1. The 2026 quantum market is growing, but not evenly

Market growth is broadening beyond pure research

The easiest mistake in quantum market analysis is to equate market size with hardware maturity. That is not what the data shows. The category is expanding because enterprises, governments, and cloud providers are funding experimentation, software layers, and access models that make quantum usable before fault tolerance arrives. Bain’s analysis places the long-term value opportunity as high as $250 billion, but it also makes clear that the timeline is uncertain and that the first wins will be in simulation, optimization, finance, materials science, and other narrow use cases. In other words, market growth is being pulled forward by practical entry points rather than by universal quantum advantage.

North America still leads, but access is globalizing

Fortune Business Insights reports that North America held 43.60% of the global market in 2025, which is consistent with its concentration of hyperscalers, national labs, startup capital, and enterprise adopters. But the key trend for 2026 is not just regional dominance; it is distribution of access. Cloud delivery models let teams in Europe, Asia-Pacific, and the Middle East experiment without building dilution refrigerators or photonic fabrication capacity. That shift matters because it removes the largest upfront constraint from the buyer journey: physical infrastructure.

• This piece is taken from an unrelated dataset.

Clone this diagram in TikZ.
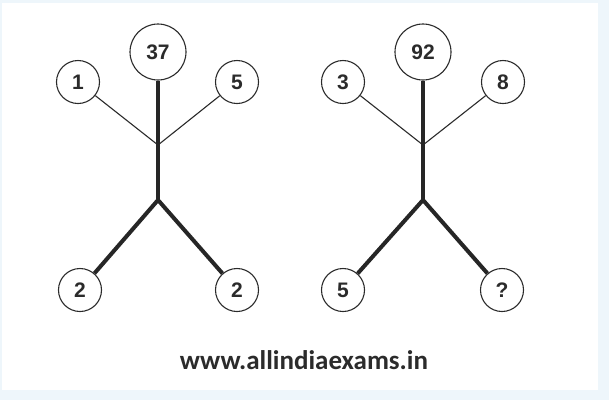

For teams exploring deployment models, this trend mirrors the logic behind our guide to building HIPAA-ready cloud storage, where compliance-safe access often matters more than owning the server stack.

Capital is moving to the layers that reduce friction

The market is rewarding the layers that shorten time-to-value. That means cloud marketplaces, SDK orchestration, benchmarking tools, hybrid solvers, workflow tooling, and middleware that connects quantum services to enterprise data pipelines. Hardware remains essential, but it is no longer the only place where commercial differentiation exists. The companies winning mindshare in 2026 are the ones that let developers test faster, integrate with classical systems, and quantify results in business terms. That is why quantum commercialization looks increasingly like enterprise software adoption: pilots, connectors, managed services, and outcome-based packaging. For a useful analogy on buying behavior in maturing categories, see our piece on educational content for buyers in fast-moving markets.

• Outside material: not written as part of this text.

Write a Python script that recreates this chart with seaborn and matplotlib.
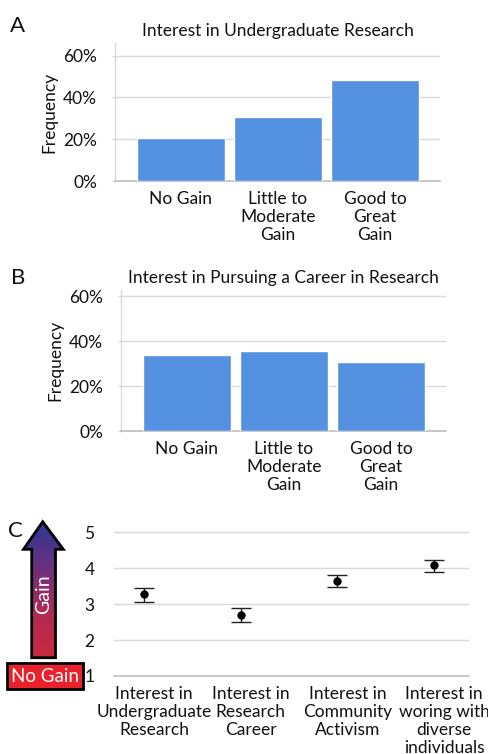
import numpy as np
import pandas as pd
import matplotlib
matplotlib.use("Agg")
import matplotlib.pyplot as plt
import matplotlib.transforms as mtransforms
import seaborn as sns
from matplotlib.patches import Polygon, Rectangle
from matplotlib.ticker import PercentFormatter, FixedLocator
from matplotlib.colors import LinearSegmentedColormap

# ---------------- data ----------------
gain_levels = ["No Gain", "Little to\nModerate\nGain", "Good to\nGreat\nGain"]
undergrad_freq = [0.207, 0.308, 0.484]
career_freq = [0.339, 0.357, 0.305]

c_items = ["Interest in\nUndergraduate\nResearch", "Interest in\nResearch\nCareer",
           "Interest in\nCommunity\nActivism", "Interest in\nworing with\ndiverse\nindividuals"]
c_means = [3.27, 2.70, 3.65, 4.08]
c_low = [3.07, 2.50, 3.49, 3.91]
c_high = [3.45, 2.89, 3.80, 4.23]

pct_ticks = [0, 0.2, 0.4, 0.6]
score_ticks = [1, 2, 3, 4, 5]

# ---------------- style ----------------
sns.set_theme(style="white")
plt.rcParams['font.family'] = ['Lato', 'DejaVu Sans']
BAR = "#5591e1"
GRID = "#d9d9d9"
AXC = "#bfbfbf"
TXT = "#111111"

W, H = 489, 754
fig = plt.figure(figsize=(W / 100, H / 100), dpi=100)


def px_axes(left, right, top, bottom):
    return fig.add_axes([left / W, 1 - bottom / H, (right - left) / W, (bottom - top) / H])


def bar_panel(ax, values, title, ytop):
    df = pd.DataFrame({"level": gain_levels, "freq": values})
    sns.barplot(data=df, x="level", y="freq", color=BAR, width=0.9,
                saturation=1, ax=ax, zorder=3)
    ax.set_xlim(-0.68, 2.67)
    ax.set_ylim(0, ytop)
    ax.yaxis.set_major_locator(FixedLocator(pct_ticks))
    ax.yaxis.set_major_formatter(PercentFormatter(1.0, decimals=0))
    ax.grid(axis="y", color=GRID, lw=1, zorder=0)
    for s in ["top", "right"]:
        ax.spines[s].set_visible(False)
    ax.spines["left"].set_color(GRID)
    ax.spines["bottom"].set_color(AXC)
    ax.spines["left"].set_linewidth(1)
    ax.spines["bottom"].set_linewidth(1.2)
    ax.tick_params(axis="y", left=True, length=2, width=1, color=GRID, pad=11,
                   labelsize=12.5, labelcolor=TXT)
    ax.tick_params(axis="x", bottom=False, length=0, pad=7, labelsize=12.5, labelcolor=TXT)
    ax.set_xlabel("")
    ax.set_ylabel("Frequency", fontsize=12.5, color=TXT, labelpad=4)
    ax.set_title(title, fontsize=12.5, color=TXT, pad=5)
    for lab in ax.get_xticklabels():
        lab.set_linespacing(1.15)


# Panel A
axA = px_axes(115, 440, 43, 181)
bar_panel(axA, undergrad_freq, "Interest in Undergraduate Research", 0.66)
# Panel B
axB = px_axes(121, 446, 290, 431)
bar_panel(axB, career_freq, "Interest in Pursuing a Career in Research", 0.627)

# Panel C
axC = px_axes(114, 469, 527, 676)
dfc = pd.DataFrame({"item": c_items, "mean": c_means})
xpos = np.arange(len(c_items))
axC.errorbar(xpos, c_means,
             yerr=[np.array(c_means) - np.array(c_low), np.array(c_high) - np.array(c_means)],
             fmt="none", ecolor="#222222", elinewidth=1, capsize=7, capthick=1, zorder=3)
sns.scatterplot(data=dfc, x="item", y="mean", color="black", s=36, ax=axC,
                zorder=4, edgecolor="black", linewidth=0)
axC.set_xlim(-0.31, 3.36)
axC.set_ylim(1, 5.15)
axC.yaxis.set_major_locator(FixedLocator(score_ticks))
axC.grid(axis="y", color=GRID, lw=1, zorder=0)
for s in ["top", "right", "left"]:
    axC.spines[s].set_visible(False)
axC.spines["bottom"].set_color(AXC)
axC.spines["bottom"].set_linewidth(1.2)
axC.tick_params(axis="y", left=False, length=0, pad=14, labelsize=12.5, labelcolor=TXT)
axC.tick_params(axis="x", bottom=False, length=0, pad=7, labelsize=12.5, labelcolor=TXT)
axC.set_xlabel("")
axC.set_ylabel("")
shift = mtransforms.ScaledTranslation(10 / 100, 0, fig.dpi_scale_trans)
for lab in axC.get_xticklabels():
    lab.set_linespacing(1.15)
    lab.set_transform(lab.get_transform() + shift)

# Gradient arrow (Gain)
axArr = fig.add_axes([0, 0, 1, 1], zorder=5)
axArr.set_xlim(0, W)
axArr.set_ylim(H, 0)
axArr.axis("off")
arrow_pts = [(42.7, 521.7), (63.3, 549.3), (55.5, 549.3), (55.5, 657.7),
             (31.7, 657.7), (31.7, 549.3), (23.5, 549.3)]
cmap = LinearSegmentedColormap.from_list("gain", ["#2a3a92", "#6a2f7f", "#b02a55", "#c9293f"])
grad = np.linspace(0, 1, 256).reshape(-1, 1)
im = axArr.imshow(grad, cmap=cmap, extent=(20, 66, 659, 521), aspect="auto",
                  origin="upper", zorder=5)
poly = Polygon(arrow_pts, closed=True, facecolor="none", edgecolor="black", lw=2, zorder=6)
axArr.add_patch(poly)
im.set_clip_path(poly)
axArr.text(43.5, 594, "Gain", rotation=90, color="white", fontsize=14,
           ha="center", va="center", zorder=7)
axArr.add_patch(Rectangle((7, 663), 76, 26, facecolor="#e8212b", edgecolor="black",
                          lw=2, zorder=6))
axArr.text(45, 676.5, "No Gain", color="white", fontsize=13.5, ha="center", va="center",
           zorder=7)

# Panel letters
axArr.text(18, 26, "A", fontsize=16, color=TXT, ha="center", va="center", zorder=10)
axArr.text(18, 278, "B", fontsize=16, color=TXT, ha="center", va="center", zorder=10)
axArr.text(15, 531, "C", fontsize=16, color=TXT, ha="center", va="center", zorder=10)

fig.savefig("out.png", dpi=100, facecolor="white")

2. Hardware bottlenecks are still the market’s central constraint

Qubit scaling is not the same as usable scale

Hardware progress gets the headlines, but hardware bottlenecks still define the pace of commercialization. The core problem is not simply increasing qubit count; it is preserving coherence, minimizing gate error, and maintaining control as systems scale. Bain highlights the fragility of the quantum state as a major barrier, and that remains true across superconducting, trapped-ion, photonic, and neutral-atom approaches. A machine with more qubits but higher error rates may look better in a press release while remaining less useful in practice. Buyers evaluating vendor landscapes should therefore ask about fidelity, connectivity, calibration overhead, and the size of workloads that can actually survive execution.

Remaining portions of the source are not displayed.